The idea that people can change their behavior in order to influence their wellbeing might seem at odds with the well-known phenomenon of hedonic adaptation, whereby people tend to eventually return to a stable happiness ‘set point’ after positive or negative experiences. However, some psychologists have suggested that though hedonic adaptation is a powerful force, it is still possible to achieve sustained happiness gains from positive life changes. For example, Sheldon and Lyubomirsky’s Hedonic Adaptation Prevention Model posits that an individual’s hedonic set point is actually a range, and that particular behaviors can help them to reach (and stay in) the upper limit of that range.

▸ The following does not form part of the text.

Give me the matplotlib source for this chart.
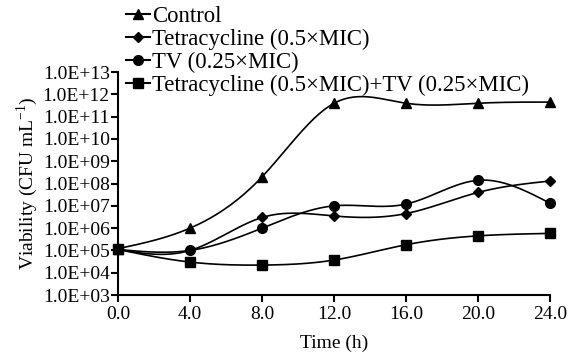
import numpy as np
import matplotlib

matplotlib.use("Agg")
import matplotlib.pyplot as plt
from matplotlib.ticker import FixedLocator, FuncFormatter, NullLocator

plt.rcParams.update(
    {
        "font.family": "Liberation Serif",
        "mathtext.fontset": "custom",
        "mathtext.rm": "Liberation Serif",
        "font.size": 14,
        "axes.linewidth": 1.5,
    }
)

hours = [0, 4, 8, 12, 16, 20, 24]
control = [1.2e5, 1.0e6, 2.0e8, 4.0e11, 4.0e11, 4.0e11, 4.5e11]
tetracycline = [1.1e5, 1.0e5, 3.0e6, 3.5e6, 4.5e6, 4.0e7, 1.3e8]
tv = [1.1e5, 1.0e5, 1.0e6, 1.0e7, 1.2e7, 1.4e8, 1.3e7]
combo = [1.1e5, 3.0e4, 2.2e4, 3.7e4, 1.8e5, 4.5e5, 5.8e5]

labels = [
    "Control",
    "Tetracycline (0.5\u00d7MIC)",
    "TV (0.25\u00d7MIC)",
    "Tetracycline (0.5\u00d7MIC)+TV (0.25\u00d7MIC)",
]
markers = ["^", "D", "o", "s"]
msizes = [7, 5, 7, 7]


def natural_spline(x, y, n=200):
    # natural cubic spline, done on log10 values like the original graph
    x = np.asarray(x, float)
    y = np.asarray(y, float)
    k = len(x)
    h = np.diff(x)
    A = np.zeros((k, k))
    b = np.zeros(k)
    A[0, 0] = A[-1, -1] = 1
    for i in range(1, k - 1):
        A[i, i - 1] = h[i - 1]
        A[i, i] = 2 * (h[i - 1] + h[i])
        A[i, i + 1] = h[i]
        b[i] = 3 * ((y[i + 1] - y[i]) / h[i] - (y[i] - y[i - 1]) / h[i - 1])
    c = np.linalg.solve(A, b)
    xs = np.linspace(x[0], x[-1], n)
    idx = np.clip(np.searchsorted(x, xs) - 1, 0, k - 2)
    dx = xs - x[idx]
    hi = h[idx]
    bb = (y[idx + 1] - y[idx]) / hi - hi * (2 * c[idx] + c[idx + 1]) / 3
    dd = (c[idx + 1] - c[idx]) / (3 * hi)
    ys = y[idx] + bb * dx + c[idx] * dx**2 + dd * dx**3
    return xs, ys


fig = plt.figure(figsize=(5.76, 3.55), dpi=100)
ax = fig.add_axes([0.205, 0.169, 0.75, 0.628])

handles = []
for vals, lab, m, ms in zip([control, tetracycline, tv, combo], labels, markers, msizes):
    xs, ys = natural_spline(hours, np.log10(vals))
    ax.plot(xs, 10**ys, color="black", lw=1.2)
    ax.plot(hours, vals, ls="none", marker=m, ms=ms, color="black", clip_on=False)
    h, = ax.plot([], [], color="black", lw=1.5, marker=m, ms=ms)
    handles.append(h)

ax.set_yscale("log")
ax.set_ylim(1e3, 1e13)
ax.set_xlim(0, 24)
ax.yaxis.set_major_locator(FixedLocator([10.0**e for e in range(3, 14)]))
ax.yaxis.set_minor_locator(NullLocator())
ax.yaxis.set_major_formatter(FuncFormatter(lambda v, _p: f"1.0E+{int(round(np.log10(v))):02d}"))
ax.set_xticks(hours)
ax.xaxis.set_major_formatter(FuncFormatter(lambda v, _p: f"{v:.1f}"))
ax.tick_params(axis="y", direction="out", length=5, width=1.5, labelsize=14, pad=1)
ax.tick_params(axis="x", direction="out", length=5, width=1.5, labelsize=14, pad=3)
for s in ["top", "right"]:
    ax.spines[s].set_visible(False)

ax.set_xlabel("Time (h)", fontsize=14, labelpad=8)
ax.set_ylabel(r"Viability (CFU mL$^{\mathregular{-1}}$)", fontsize=14, labelpad=2)

fig.legend(
    handles,
    labels,
    loc="upper left",
    bbox_to_anchor=(0.203, 1.008),
    frameon=False,
    fontsize=16.4,
    handlelength=1.05,
    handletextpad=0.1,
    labelspacing=0.08,
    borderaxespad=0,
)

fig.savefig("out.png", dpi=100)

The particular interventions they suggest are increasing the variety of experiences associated with a positive life change (not just buying a membership for a new gym, but regularly changing up the exercise routine you do there, for example) and frequently taking the time to appreciate how the change has benefited them.
If the benefits we yield from positive life changes can continue to deliver novelty, stimulation and cause for gratitude, this should help stifle the ever-present yearning for more that so often keeps us on the hedonic treadmill.